**Material provided**

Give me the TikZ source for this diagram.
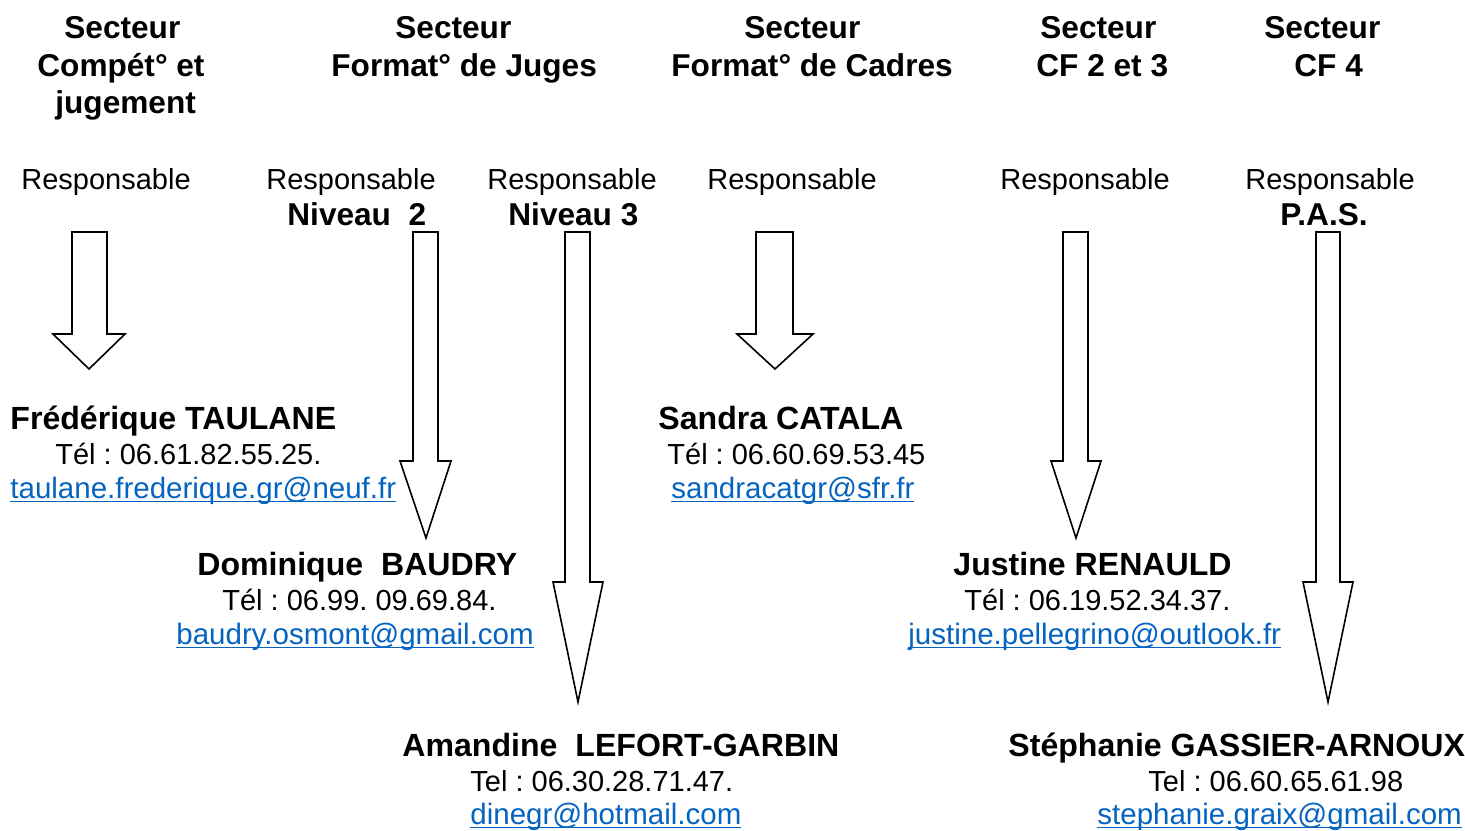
\documentclass[tikz,border=0pt]{standalone}
\usepackage{fontspec}
\setmainfont{Liberation Sans}
\definecolor{linkblue}{HTML}{0563C1}
\newcommand\ulk[1]{\setbox0\hbox{#1}\rlap{\rule[-0.15em]{\wd0}{0.065em}}\box0}
\tikzset{
  hd/.style={anchor=base west, inner sep=0pt, font=\frenchspacing\fontsize{15.8}{18}\selectfont\bfseries},
  nm/.style={hd, font=\frenchspacing\fontsize{16.05}{18}\selectfont\bfseries},
  tx/.style={anchor=base west, inner sep=0pt, font=\frenchspacing\fontsize{14.5}{17}\selectfont},
  lk/.style={tx, text=linkblue, font=\frenchspacing\fontsize{14.75}{17}\selectfont},
  barrow/.style={draw=black, line width=0.8pt, fill=white, line join=miter}
}
\begin{document}
\begin{tikzpicture}[x=0.5pt,y=-0.5pt]
\path[use as bounding box, fill=white] (0,0) rectangle (1465,830);

% Headings
\node[hd] (h1a) at (64,39) {Secteur};
\node[hd] (h1b) at (37,76) {Compét° et};
\node[hd] (h1c) at (55,113) {jugement};
\node[hd] (h2a) at (395,39) {Secteur};
\node[hd] (h2b) at (331,76) {Format° de Juges};
\node[hd] (h3a) at (744,39) {Secteur};
\node[hd] (h3b) at (671,76) {Format° de Cadres};
\node[hd] (h4a) at (1040,39) {Secteur};
\node[hd] (h4b) at (1036,76) {CF 2 et 3};
\node[hd] (h5a) at (1264,39) {Secteur};
\node[hd] (h5b) at (1294,76) {CF 4};

% Responsable labels
\node[tx] (r1) at (21,189) {Responsable};
\node[tx] (r2) at (266,189) {Responsable};
\node[hd] (r2b) at (287,225) {Niveau\ \ 2};
\node[tx] (r3) at (487,189) {Responsable};
\node[hd] (r3b) at (508,225) {Niveau 3};
\node[tx] (r4) at (707,189) {Responsable};
\node[tx] (r5) at (1000,189) {Responsable};
\node[tx] (r6) at (1245,189) {Responsable};
\node[hd] (r6b) at (1280,225) {P.A.S.};

% Arrows
\draw[barrow] (72,232) -- (107,232) -- (107,334) -- (125,334) -- (89,369) -- (53,334) -- (72,334) -- cycle;
\draw[barrow] (413,232) -- (438,232) -- (438,461) -- (451,461) -- (426,538) -- (400,461) -- (413,461) -- cycle;
\draw[barrow] (565,232) -- (590,232) -- (590,582) -- (603,582) -- (578,702) -- (553,582) -- (565,582) -- cycle;
\draw[barrow] (756,232) -- (793,232) -- (793,334) -- (813,334) -- (775,369) -- (737,334) -- (756,334) -- cycle;
\draw[barrow] (1063,232) -- (1088,232) -- (1088,461) -- (1101,461) -- (1076,538) -- (1051,461) -- (1063,461) -- cycle;
\draw[barrow] (1316,232) -- (1340,232) -- (1340,582) -- (1353,582) -- (1328,702) -- (1303,582) -- (1316,582) -- cycle;

% People
\node[nm] (n1) at (10,429) {Frédérique TAULANE};
\node[tx] (t1) at (55,464) {Tél : 06.61.82.55.25.};
\node[lk] (e1) at (10,498) {\ulk{taulane.frederique.gr@neuf.fr}};

\node[nm] (n4) at (658,429) {Sandra CATALA};
\node[tx] (t4) at (667,464) {Tél : 06.60.69.53.45};
\node[lk] (e4) at (671,498) {\ulk{sandracatgr@sfr.fr}};

\node[nm] (n2) at (197,575) {Dominique\ \ BAUDRY};
\node[tx] (t2) at (222,610) {Tél : 06.99. 09.69.84.};
\node[lk] (e2) at (176,644) {\ulk{baudry.osmont@gmail.com}};

\node[nm] (n5) at (953,575) {Justine RENAULD};
\node[tx] (t5) at (964,610) {Tél : 06.19.52.34.37.};
\node[lk] (e5) at (908,644) {\ulk{justine.pellegrino@outlook.fr}};

\node[nm] (n3) at (402,756) {Amandine\ \ LEFORT-GARBIN};
\node[tx] (t3) at (470,791) {Tel : 06.30.28.71.47.};
\node[lk] (e3) at (470,824) {\ulk{dinegr@hotmail.com}};

\node[nm] (n6) at (1008,756) {Stéphanie GASSIER-ARNOUX};
\node[tx] (t6) at (1148,791) {Tel : 06.60.65.61.98};
\node[lk] (e6) at (1097,824) {\ulk{stephanie.graix@gmail.com}};
\end{tikzpicture}
\end{document}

**Stated problem**
Exactly as written, please give again the lines from the beginning of the listing through the line containing "(0,0) rectangle (1465,830);", inclusive, without any pictures.

**Result of this task**
Give me the TikZ source for this diagram.
\documentclass[tikz,border=0pt]{standalone}
\usepackage{fontspec}
\setmainfont{Liberation Sans}
\definecolor{linkblue}{HTML}{0563C1}
\newcommand\ulk[1]{\setbox0\hbox{#1}\rlap{\rule[-0.15em]{\wd0}{0.065em}}\box0}
\tikzset{
  hd/.style={anchor=base west, inner sep=0pt, font=\frenchspacing\fontsize{15.8}{18}\selectfont\bfseries},
  nm/.style={hd, font=\frenchspacing\fontsize{16.05}{18}\selectfont\bfseries},
  tx/.style={anchor=base west, inner sep=0pt, font=\frenchspacing\fontsize{14.5}{17}\selectfont},
  lk/.style={tx, text=linkblue, font=\frenchspacing\fontsize{14.75}{17}\selectfont},
  barrow/.style={draw=black, line width=0.8pt, fill=white, line join=miter}
}
\begin{document}
\begin{tikzpicture}[x=0.5pt,y=-0.5pt]
\path[use as bounding box, fill=white] (0,0) rectangle (1465,830);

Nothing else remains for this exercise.